A Patria AMV 8x8 vehicle exhibited by the Slovenian Army at a public display earlier this year.
It was thus not clear whether or not the contract was signed in terms with the actual tender conditions since it was revealed later on that the ministry did not purchase 135 AMVs with all the pertaining equipment but only 110, and it was not clear how the remaining 25 would be equipped and how much that would cost. The commission discovered that there existed indices that the actual offer of the Finnish Patria was actually different from the contract itself, since the offsets were not included in the contract.
The Minister of Defence Karl Erjavec was not against the parliamentary commission, saying that all the arms purchases of the Slovene Army since the time directly following the independence should also be revised.
The parliamentary commission could probe into the suspicious arms purchases dating in the years just after the independence, since there are some who are said to be involved in these most recent purchases and the purchases made in the past. The opposition thinks that we are talking about the “arms connections” that were active in the past and have come back to haunt the arms commerce once again.
Recent aftershocks
The matters do not look as though they would settle down anytime soon. Just last month the Finnish police revealed that it had arrested two people under suspicion that Patria bribed certain officials to gain contracts with Slovenia and Egypt.
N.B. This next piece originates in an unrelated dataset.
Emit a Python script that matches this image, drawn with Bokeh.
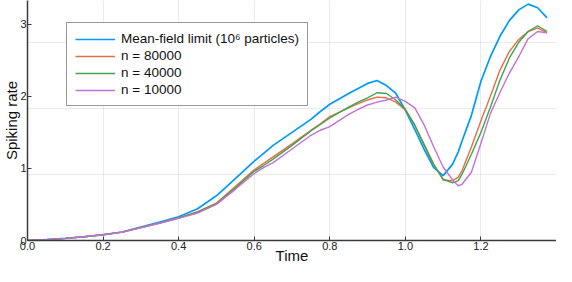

Patria categorically denied all charges made against them. Since corruption is a serious offence in both countries, Slovenia will annul the contract if these allegations are proved in court, thereby putting an end to this exhaustive military saga that has been going along for nearly two years.
These recent irregularities in the purchase of arms have been very resounding and have re-opened many weapon-laden closets; needless to say, old skeletons re-surfaced with a bang. This recent affair is by far not the only of its kind in Slovenia; the one that is especially unpleasantly ringing in the back of everyone’s minds – “the mother of all affairs” – is the arms commerce that followed the independence and which is still a major stain of that period.
In the early 1990s Slovenia sold a lot of arms to Croatia and Bosnia and Herzegovina, which were wrapped in an on-going military conflict with Serbia, yet it was never fully revealed what really went on and what the exact numbers were, both in terms of quantity and the revenue received. There were many initiatives to probe into all this, yet all attempts were shut down and the general public never found out what exactly went on. Hopefully the deal with Patria does not follow suit.